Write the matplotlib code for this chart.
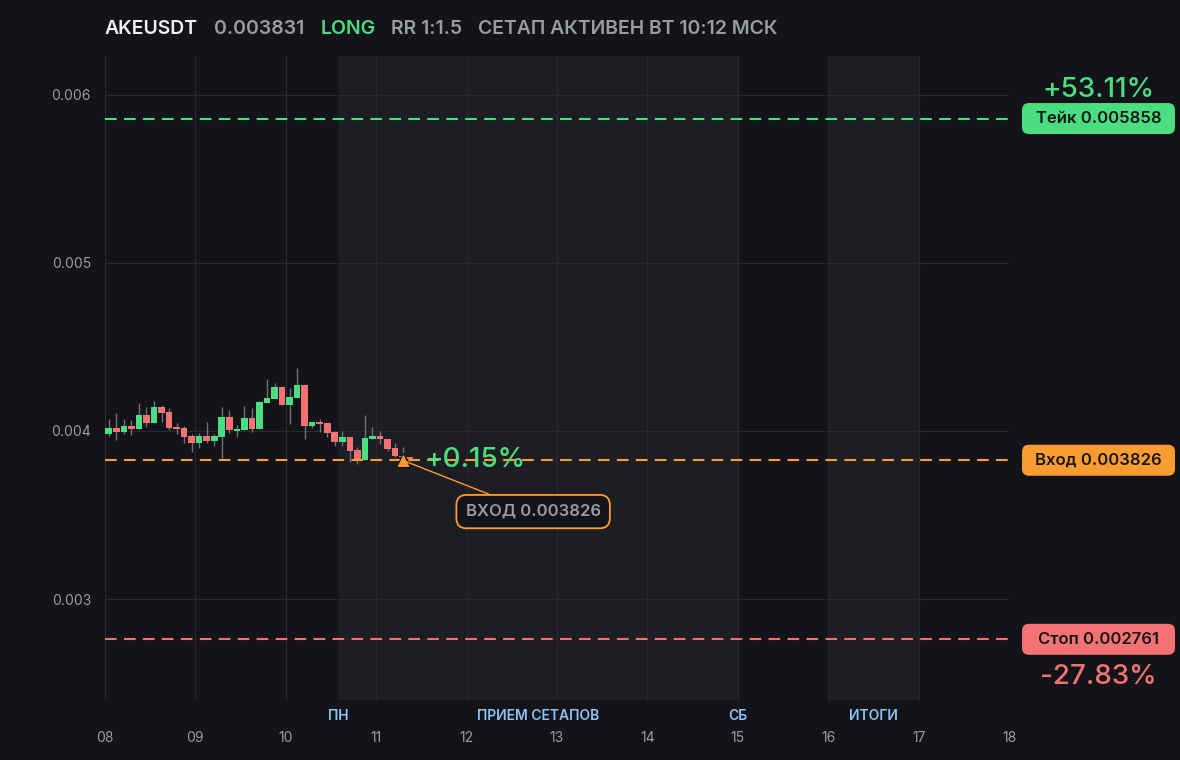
import matplotlib
matplotlib.use("Agg")
import matplotlib.pyplot as plt
from matplotlib.patches import FancyBboxPatch
from matplotlib.transforms import IdentityTransform, blended_transform_factory

plt.rcParams['font.family'] = ['Inter', 'DejaVu Sans']

# 2h candles, OHLC
opens = [0.003984, 0.004018, 0.003996, 0.004030, 0.004012, 0.004093, 0.004050, 0.004143,
         0.004113, 0.004024, 0.004018, 0.003970, 0.003931, 0.003970, 0.003942, 0.003966,
         0.004083, 0.004002, 0.004006, 0.004077, 0.004012, 0.004169, 0.004192, 0.004262,
         0.004157, 0.004198, 0.004274, 0.004032, 0.004054, 0.004048, 0.003994, 0.003937,
         0.003964, 0.003887, 0.003827, 0.003954, 0.003970, 0.003952, 0.003899, 0.003853,
         0.003843]
highs = [0.004069, 0.004109, 0.004069, 0.004065, 0.004169, 0.004145, 0.004179, 0.004155,
         0.004135, 0.004046, 0.004030, 0.003982, 0.003986, 0.004054, 0.003982, 0.004145,
         0.004125, 0.004036, 0.004149, 0.004137, 0.004176, 0.004310, 0.004284, 0.004265,
         0.004256, 0.004375, 0.004278, 0.004054, 0.004073, 0.004048, 0.004002, 0.004002,
         0.003964, 0.003903, 0.004095, 0.004024, 0.004002, 0.003952, 0.003927, 0.003907,
         0.003845]
lows = [0.003970, 0.003946, 0.003982, 0.003978, 0.004012, 0.004026, 0.004050, 0.004052,
        0.004006, 0.003982, 0.003931, 0.003877, 0.003901, 0.003927, 0.003911, 0.003827,
        0.003986, 0.003966, 0.004006, 0.003994, 0.004012, 0.004169, 0.004192, 0.004157,
        0.004042, 0.004198, 0.003950, 0.004018, 0.003996, 0.003962, 0.003913, 0.003911,
        0.003817, 0.003804, 0.003827, 0.003954, 0.003923, 0.003881, 0.003847, 0.003835,
        0.003823]
closes = [0.004018, 0.003996, 0.004030, 0.004012, 0.004093, 0.004050, 0.004143, 0.004109,
          0.004018, 0.004014, 0.003966, 0.003931, 0.003970, 0.003942, 0.003970, 0.004083,
          0.004006, 0.004012, 0.004077, 0.004012, 0.004173, 0.004196, 0.004262, 0.004157,
          0.004200, 0.004274, 0.004032, 0.004054, 0.004044, 0.003990, 0.003937, 0.003964,
          0.003883, 0.003827, 0.003958, 0.003970, 0.003950, 0.003895, 0.003853, 0.003843,
          0.003831]
start_day = 8.0
candle_days = 2 / 24

entry = 0.003826
take = 0.005858
stop = 0.002761
entry_idx = 39
take_pct = "+53.11%"
stop_pct = "-27.83%"
live_pct = "+0.15%"

span_starts = [10.58, 16.0]
span_ends = [15.0, 17.0]
phase_labels = ["ПН", "ПРИЕМ СЕТАПОВ", "СБ", "ИТОГИ"]
phase_pos = [10.58, 12.79, 15.0, 16.5]
day_ticks = [8, 9, 10, 11, 12, 13, 14, 15, 16, 17, 18]
day_labels = ["08", "09", "10", "11", "12", "13", "14", "15", "16", "17", "18"]
y_ticks = [0.003, 0.004, 0.005, 0.006]

BG = "#131419"
SHADE = "#1d1e23"
GRID = "#272930"
GREEN = "#4ade80"
RED = "#f47272"
ORANGE = "#fb9c30"
GRAY = "#9a9ca3"
WICK = "#6e7178"

W, H = 1180, 760
fig = plt.figure(figsize=(W / 100, H / 100), dpi=100, facecolor=BG)
ax = fig.add_axes([105 / W, 1 - 700 / H, 904 / W, 644 / H])
ax.set_facecolor(BG)
ax.set_xlim(8, 18)
ax.set_ylim(0.0024, 0.00623)

for s, e in zip(span_starts, span_ends):
    ax.axvspan(s, e, color=SHADE, zorder=0, lw=0)

ax.set_xticks(day_ticks)
ax.set_xticklabels(day_labels)
ax.set_yticks(y_ticks)
ax.set_yticklabels([f"{v:.3f}" for v in y_ticks])
ax.grid(True, color=GRID, lw=0.8, zorder=0.5)
ax.tick_params(axis='x', length=0, pad=22, labelsize=10, labelcolor=GRAY)
ax.tick_params(axis='y', length=0, pad=10, labelsize=10, labelcolor=GRAY)
for sp in ax.spines.values():
    sp.set_visible(False)

# candles
xs = [start_day + candle_days / 2 + i * candle_days for i in range(len(opens))]
for x, o, h, l, c in zip(xs, opens, highs, lows, closes):
    col = GREEN if c >= o else RED
    ax.vlines(x, l, h, color=WICK, lw=1, zorder=2)
    ax.bar(x, max(abs(c - o), 0.000004), bottom=min(o, c), width=candle_days * 0.88,
           color=col, lw=0, zorder=3)

# levels
dash = (0, (5.6, 3.5))
ax.axhline(take, color=GREEN, lw=1.5, ls=dash, zorder=4)
ax.axhline(entry, color=ORANGE, lw=1.5, ls=dash, zorder=4)
ax.axhline(stop, color=RED, lw=1.5, ls=dash, zorder=4)

ex = xs[entry_idx]
ax.plot(ex, entry, marker='^', ms=10, color=ORANGE, mec=BG, mew=0.8, zorder=6)
ax.annotate(f"ВХОД {entry:.6f}", xy=(ex, entry), xytext=(94, -37), textcoords='offset points',
            ha='center', va='center', fontsize=12, color=GRAY, fontweight='semibold',
            bbox=dict(boxstyle='round,pad=0.55,rounding_size=0.6', fc=BG, ec=ORANGE, lw=1.3),
            arrowprops=dict(arrowstyle='-', color=ORANGE, lw=1, shrinkA=0, shrinkB=0),
            zorder=7)
ax.annotate(live_pct, xy=(ex, entry), xytext=(16, 0), textcoords='offset points',
            ha='left', va='center', fontsize=20, color=GREEN, fontweight='medium', zorder=7)

# phase labels under axis
trans = blended_transform_factory(ax.transData, ax.transAxes)
for p, lab in zip(phase_pos, phase_labels):
    ax.text(p, -16 / 644, lab, transform=trans, ha='center', va='center', fontsize=10,
            color="#8fc3f2", fontweight='semibold')

# right side price pills
def pill(value, text, color):
    yc = ax.transData.transform((8, value))[1]
    box = FancyBboxPatch((1022, yc - 15.5), 153, 31, boxstyle='round,pad=0,rounding_size=7',
                         fc=color, ec='none', transform=IdentityTransform())
    fig.add_artist(box)
    fig.text(1098.5, yc, text, transform=IdentityTransform(), ha='center', va='center',
             fontsize=12, color="#15161a", fontweight='semibold')
    return yc

ty = pill(take, f"Тейк {take:.6f}", GREEN)
pill(entry, f"Вход {entry:.6f}", ORANGE)
sy = pill(stop, f"Стоп {stop:.6f}", RED)
fig.text(1098, ty + 29, take_pct, transform=IdentityTransform(), ha='center', va='center',
         fontsize=20, color=GREEN, fontweight='medium')
fig.text(1098, sy - 38, stop_pct, transform=IdentityTransform(), ha='center', va='center',
         fontsize=20, color=RED, fontweight='medium')

# header
parts = [("AKEUSDT", "#f1f2f4"), (f"{closes[-1]:.6f}", GRAY), ("LONG", GREEN),
         ("RR 1:1.5", GRAY), ("СЕТАП АКТИВЕН ВТ 10:12 МСК", GRAY)]
renderer = fig.canvas.get_renderer()
x = 105
for txt, col in parts:
    t = fig.text(x, H - 29, txt, transform=IdentityTransform(), ha='left', va='center',
                 fontsize=14, color=col, fontweight='semibold')
    x += t.get_window_extent(renderer).width + 16

fig.savefig("out.png", dpi=100, facecolor=BG)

#### [What you will do]
What is needed is an exact reproduction of the data, pictures excluded.

#### [Task result]
Write the matplotlib code for this chart.
import matplotlib
matplotlib.use("Agg")
import matplotlib.pyplot as plt
from matplotlib.patches import FancyBboxPatch
from matplotlib.transforms import IdentityTransform, blended_transform_factory

plt.rcParams['font.family'] = ['Inter', 'DejaVu Sans']

# 2h candles, OHLC
opens = [0.003984, 0.004018, 0.003996, 0.004030, 0.004012, 0.004093, 0.004050, 0.004143,
         0.004113, 0.004024, 0.004018, 0.003970, 0.003931, 0.003970, 0.003942, 0.003966,
         0.004083, 0.004002, 0.004006, 0.004077, 0.004012, 0.004169, 0.004192, 0.004262,
         0.004157, 0.004198, 0.004274, 0.004032, 0.004054, 0.004048, 0.003994, 0.003937,
         0.003964, 0.003887, 0.003827, 0.003954, 0.003970, 0.003952, 0.003899, 0.003853,
         0.003843]
highs = [0.004069, 0.004109, 0.004069, 0.004065, 0.004169, 0.004145, 0.004179, 0.004155,
         0.004135, 0.004046, 0.004030, 0.003982, 0.003986, 0.004054, 0.003982, 0.004145,
         0.004125, 0.004036, 0.004149, 0.004137, 0.004176, 0.004310, 0.004284, 0.004265,
         0.004256, 0.004375, 0.004278, 0.004054, 0.004073, 0.004048, 0.004002, 0.004002,
         0.003964, 0.003903, 0.004095, 0.004024, 0.004002, 0.003952, 0.003927, 0.003907,
         0.003845]
lows = [0.003970, 0.003946, 0.003982, 0.003978, 0.004012, 0.004026, 0.004050, 0.004052,
        0.004006, 0.003982, 0.003931, 0.003877, 0.003901, 0.003927, 0.003911, 0.003827,
        0.003986, 0.003966, 0.004006, 0.003994, 0.004012, 0.004169, 0.004192, 0.004157,
        0.004042, 0.004198, 0.003950, 0.004018, 0.003996, 0.003962, 0.003913, 0.003911,
        0.003817, 0.003804, 0.003827, 0.003954, 0.003923, 0.003881, 0.003847, 0.003835,
        0.003823]
closes = [0.004018, 0.003996, 0.004030, 0.004012, 0.004093, 0.004050, 0.004143, 0.004109,
          0.004018, 0.004014, 0.003966, 0.003931, 0.003970, 0.003942, 0.003970, 0.004083,
          0.004006, 0.004012, 0.004077, 0.004012, 0.004173, 0.004196, 0.004262, 0.004157,
          0.004200, 0.004274, 0.004032, 0.004054, 0.004044, 0.003990, 0.003937, 0.003964,
          0.003883, 0.003827, 0.003958, 0.003970, 0.003950, 0.003895, 0.003853, 0.003843,
          0.003831]
start_day = 8.0
candle_days = 2 / 24

entry = 0.003826
take = 0.005858
stop = 0.002761
entry_idx = 39
take_pct = "+53.11%"
stop_pct = "-27.83%"
live_pct = "+0.15%"

span_starts = [10.58, 16.0]
span_ends = [15.0, 17.0]
phase_labels = ["ПН", "ПРИЕМ СЕТАПОВ", "СБ", "ИТОГИ"]
phase_pos = [10.58, 12.79, 15.0, 16.5]
day_ticks = [8, 9, 10, 11, 12, 13, 14, 15, 16, 17, 18]
day_labels = ["08", "09", "10", "11", "12", "13", "14", "15", "16", "17", "18"]
y_ticks = [0.003, 0.004, 0.005, 0.006]

BG = "#131419"
SHADE = "#1d1e23"
GRID = "#272930"
GREEN = "#4ade80"
RED = "#f47272"
ORANGE = "#fb9c30"
GRAY = "#9a9ca3"
WICK = "#6e7178"

W, H = 1180, 760
fig = plt.figure(figsize=(W / 100, H / 100), dpi=100, facecolor=BG)
ax = fig.add_axes([105 / W, 1 - 700 / H, 904 / W, 644 / H])
ax.set_facecolor(BG)
ax.set_xlim(8, 18)
ax.set_ylim(0.0024, 0.00623)

for s, e in zip(span_starts, span_ends):
    ax.axvspan(s, e, color=SHADE, zorder=0, lw=0)

ax.set_xticks(day_ticks)
ax.set_xticklabels(day_labels)
ax.set_yticks(y_ticks)
ax.set_yticklabels([f"{v:.3f}" for v in y_ticks])
ax.grid(True, color=GRID, lw=0.8, zorder=0.5)
ax.tick_params(axis='x', length=0, pad=22, labelsize=10, labelcolor=GRAY)
ax.tick_params(axis='y', length=0, pad=10, labelsize=10, labelcolor=GRAY)
for sp in ax.spines.values():
    sp.set_visible(False)

# candles
xs = [start_day + candle_days / 2 + i * candle_days for i in range(len(opens))]
for x, o, h, l, c in zip(xs, opens, highs, lows, closes):
    col = GREEN if c >= o else RED
    ax.vlines(x, l, h, color=WICK, lw=1, zorder=2)
    ax.bar(x, max(abs(c - o), 0.000004), bottom=min(o, c), width=candle_days * 0.88,
           color=col, lw=0, zorder=3)

# levels
dash = (0, (5.6, 3.5))
ax.axhline(take, color=GREEN, lw=1.5, ls=dash, zorder=4)
ax.axhline(entry, color=ORANGE, lw=1.5, ls=dash, zorder=4)
ax.axhline(stop, color=RED, lw=1.5, ls=dash, zorder=4)

ex = xs[entry_idx]
ax.plot(ex, entry, marker='^', ms=10, color=ORANGE, mec=BG, mew=0.8, zorder=6)
ax.annotate(f"ВХОД {entry:.6f}", xy=(ex, entry), xytext=(94, -37), textcoords='offset points',
            ha='center', va='center', fontsize=12, color=GRAY, fontweight='semibold',
            bbox=dict(boxstyle='round,pad=0.55,rounding_size=0.6', fc=BG, ec=ORANGE, lw=1.3),
            arrowprops=dict(arrowstyle='-', color=ORANGE, lw=1, shrinkA=0, shrinkB=0),
            zorder=7)
ax.annotate(live_pct, xy=(ex, entry), xytext=(16, 0), textcoords='offset points',
            ha='left', va='center', fontsize=20, color=GREEN, fontweight='medium', zorder=7)

# phase labels under axis
trans = blended_transform_factory(ax.transData, ax.transAxes)
for p, lab in zip(phase_pos, phase_labels):
    ax.text(p, -16 / 644, lab, transform=trans, ha='center', va='center', fontsize=10,
            color="#8fc3f2", fontweight='semibold')

# right side price pills
def pill(value, text, color):
    yc = ax.transData.transform((8, value))[1]
    box = FancyBboxPatch((1022, yc - 15.5), 153, 31, boxstyle='round,pad=0,rounding_size=7',
                         fc=color, ec='none', transform=IdentityTransform())
    fig.add_artist(box)
    fig.text(1098.5, yc, text, transform=IdentityTransform(), ha='center', va='center',
             fontsize=12, color="#15161a", fontweight='semibold')
    return yc

ty = pill(take, f"Тейк {take:.6f}", GREEN)
pill(entry, f"Вход {entry:.6f}", ORANGE)
sy = pill(stop, f"Стоп {stop:.6f}", RED)
fig.text(1098, ty + 29, take_pct, transform=IdentityTransform(), ha='center', va='center',
         fontsize=20, color=GREEN, fontweight='medium')
fig.text(1098, sy - 38, stop_pct, transform=IdentityTransform(), ha='center', va='center',
         fontsize=20, color=RED, fontweight='medium')

# header
parts = [("AKEUSDT", "#f1f2f4"), (f"{closes[-1]:.6f}", GRAY), ("LONG", GREEN),
         ("RR 1:1.5", GRAY), ("СЕТАП АКТИВЕН ВТ 10:12 МСК", GRAY)]
renderer = fig.canvas.get_renderer()
x = 105
for txt, col in parts:
    t = fig.text(x, H - 29, txt, transform=IdentityTransform(), ha='left', va='center',
                 fontsize=14, color=col, fontweight='semibold')
    x += t.get_window_extent(renderer).width + 16

fig.savefig("out.png", dpi=100, facecolor=BG)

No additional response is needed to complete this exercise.